Hatem Ete: Son bir şey Ruşen Abi. Biz o yüzden genelde araştırmalarımızın yanına bir de analiz ekliyoruz. Analizde, o seçim araştırmalarının önümüzdeki döneme kadar nasıl bir seyir izleyebileceğine dâir kendi kanaatlerimizi de söylüyoruz.

Eyvallah. Şimdi 21-23 Mart arasında 2857 katılımcıyla yapılmış bir araştırmadan bahsediyoruz. Hatâ payını 3 mü diyorsunuz?

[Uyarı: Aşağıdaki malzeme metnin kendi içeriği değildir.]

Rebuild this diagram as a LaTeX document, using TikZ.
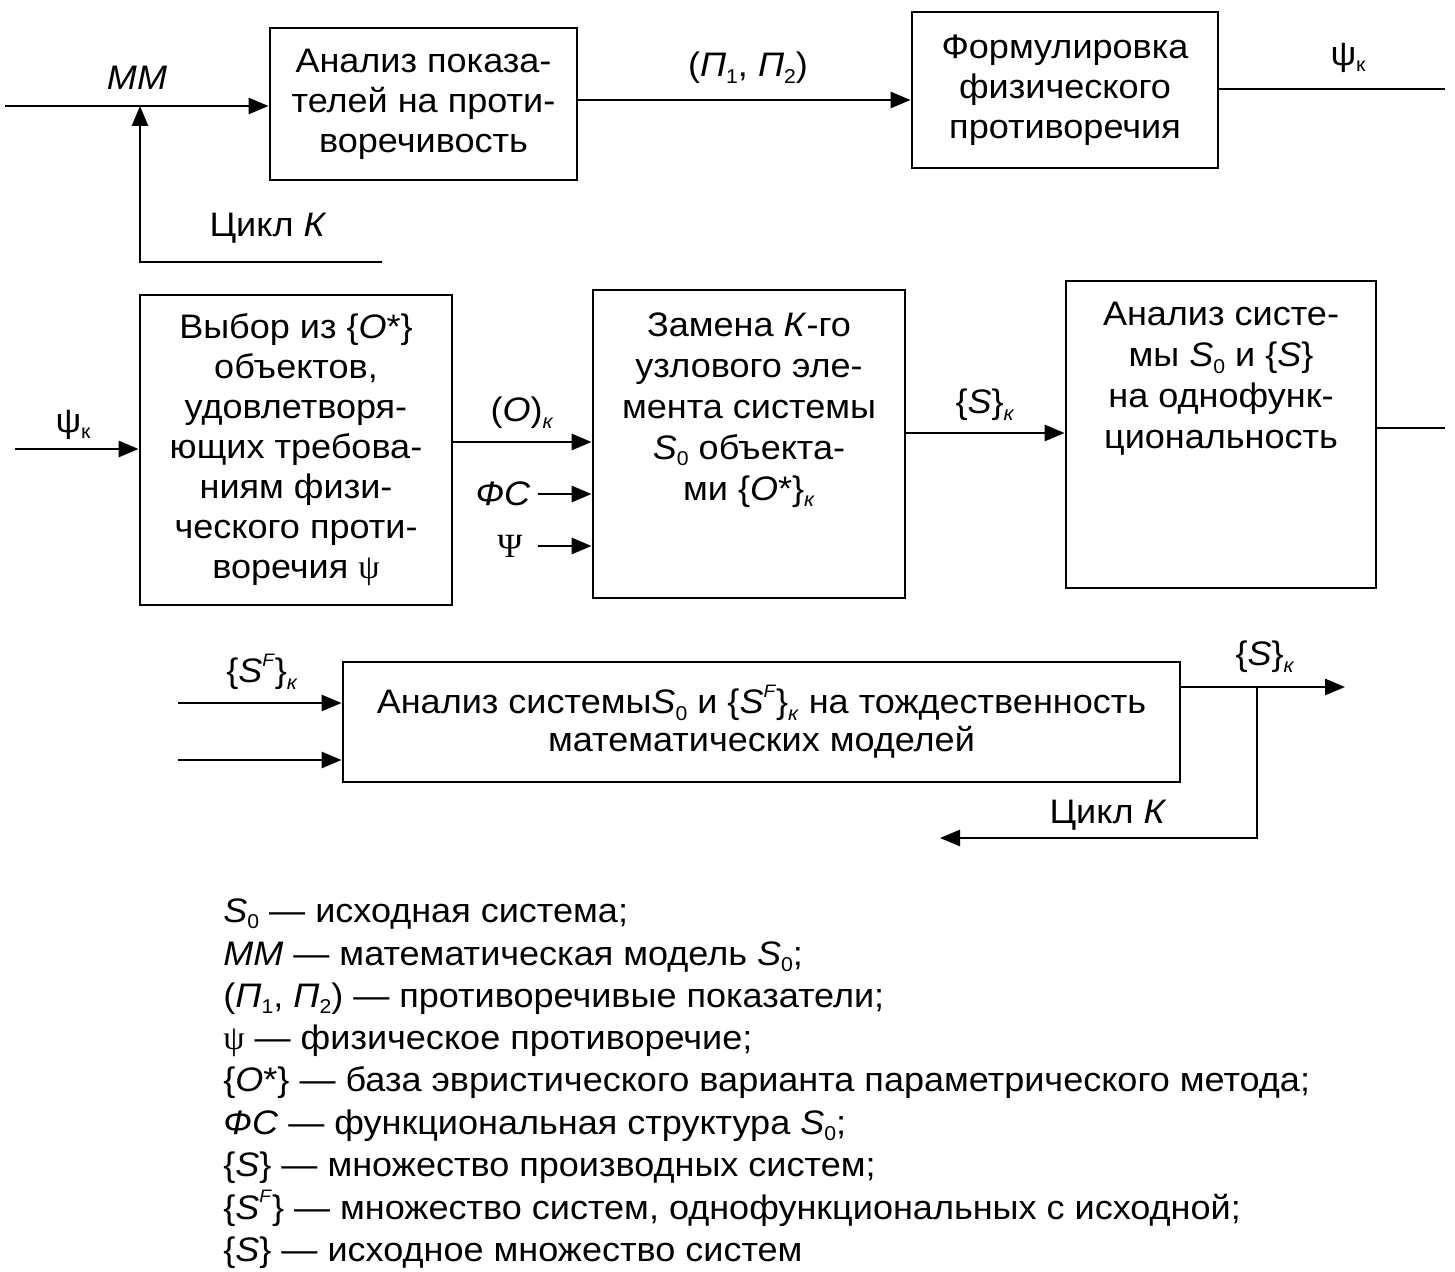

Hatem Ete: Evet, 3. Yani 2,85-3.

Evet, şimdi bakıyorum; kararsızlar ve oy vermeyenler dağıtılmadan yapılan ankette Ekrem İmamoğlu %37,5, Murat Kurum %31,4 gözüküyor. Şimdi bu hâliyle bakıldığı zaman, hatâ payını da katarsak, sizin 21-23 Mart’taki araştırmanıza göre Ekrem İmamoğlu kazanıyor. Yalnız daha önce çok söylenildi, siz de herhalde tanık olmuşsunuzdur: Bu seçimlerde kararsızların oranının ve “Oy vermeyeceğim” diyenlerin oranının çok yüksek olduğu söyleniyordu. Sizde de burada bakıyorum: 16 puan gibi bir şey gözüküyor ikisinin toplamı. Önce oradan gidelim. Kararsızlar dağıtıldıktan sonraki tabloya sonra bakarız. Bu raporda da ele almışsınız aslında, kararsız olanlara sormuşsunuz, “Nerede kararsız?” diye. Gördüğüm kadarıyla orada da Ekrem İmamoğlu önde. Ama ben şöyle sormak istiyorum. Diyelim ki olay bu. İktidar partisi, Cumhurbaşkanı Erdoğan, pekâlâ %9 + 7 kararsızın 5-6 puanını çekip Murat Kurum’un kazanmasını sağlayamaz mı?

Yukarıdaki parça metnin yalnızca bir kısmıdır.